Drum roll please … introducing blue cheese and cauliflower soup! It sounds a bit bizarre but the recipe is easy to make and you can impress your friends with something a little different that tastes great.

Finely chop one onion and three cloves of garlic and fry until soft in a teaspoon of oil. Add one peeled and diced potato and fry for a further five minutes.

Cut a whole cauliflower in to even-sized pieces and place in a large pot with the fried onion, garlic and spud. Add four cups of good quality chicken stock to the pot. Cover and simmer for approximately 20 minutes.

Process the cauliflower mixture through a food processor or with a hand-held blender until smooth and creamy.

Gently reheat and add 70g of crumbled blue cheese to the soup. Once heated, you can garnish with an additional 30g of blue cheese pieces and serve.

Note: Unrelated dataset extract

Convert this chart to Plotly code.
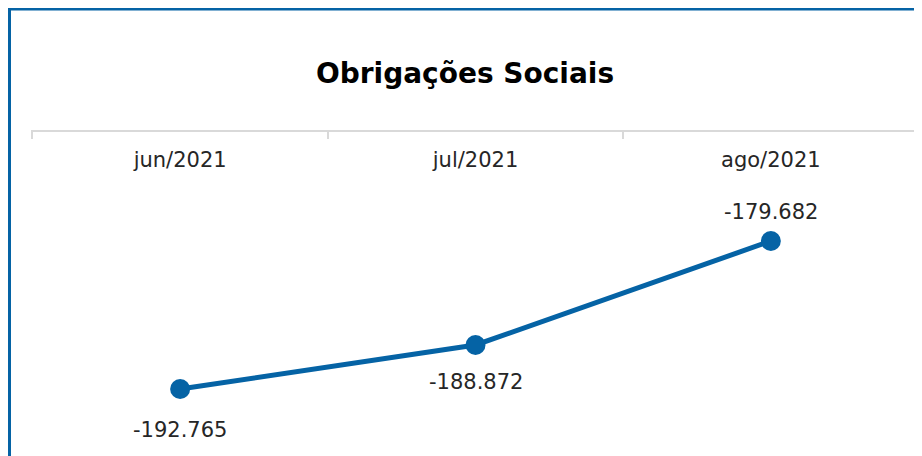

Voila!

Now that you’ve impressed your friends with cauliflower soup and cleared out your garden to make room for planting spring and summer veges, you should start digging in your winter crops. From oats, mustard and lupine seeds, if you planted them in autumn, now’s the time to dig them in to the soil before they begin to die off.

Once dug in, the decomposing plant matter will increase the nitrogen in your soil, nourishing it for when your spring and summer veges are planted. And trust me, your family will thank you for it when they taste your Xmas spuds.

Clearing out your garden and digging in winter crops can leave your garden resembling a barren land of dull muck. So brighten up the garden with polyanthus and pansies.

Polyanthus and pansies are popular bedding plants because they’re easy to grow and add great bursts of colour to winter gardens.

When you’re next out, grab some of Awapuni Nurseries’ Traditional Value range of polyanthus and pansy seedlings from your local supermarket, Warehouse or Bunnings’ store.

To plant, choose a spot in the garden that receives morning sun and has good drainage.

Boost soil fertility by digging in organic compost and adding fertiliser. This will encourage bright, healthy blooms.

If you live in an area that’s had a bit of rain lately, add some lime to sweeten your soil. This will regulate the pH level of your soil and ensure your flowers are growing in optimal soil conditions.

Dig a wide, shallow hole for each plant, approximately 3cm deep, and space the holes 10 to 20cm apart. Make sure the holes are wide enough so the plant’s roots don’t become cramped.

Cover the seedlings’ roots with garden soil and give them a good watering, then add a layer of mulch (peastraw works well) to keep the moisture in, suppress weeds and keep frost out.

It might be the middle of winter but there’s still plenty to do outside. So head outdoors if you want your garden looking great this spring and your summer veges tasting sensational.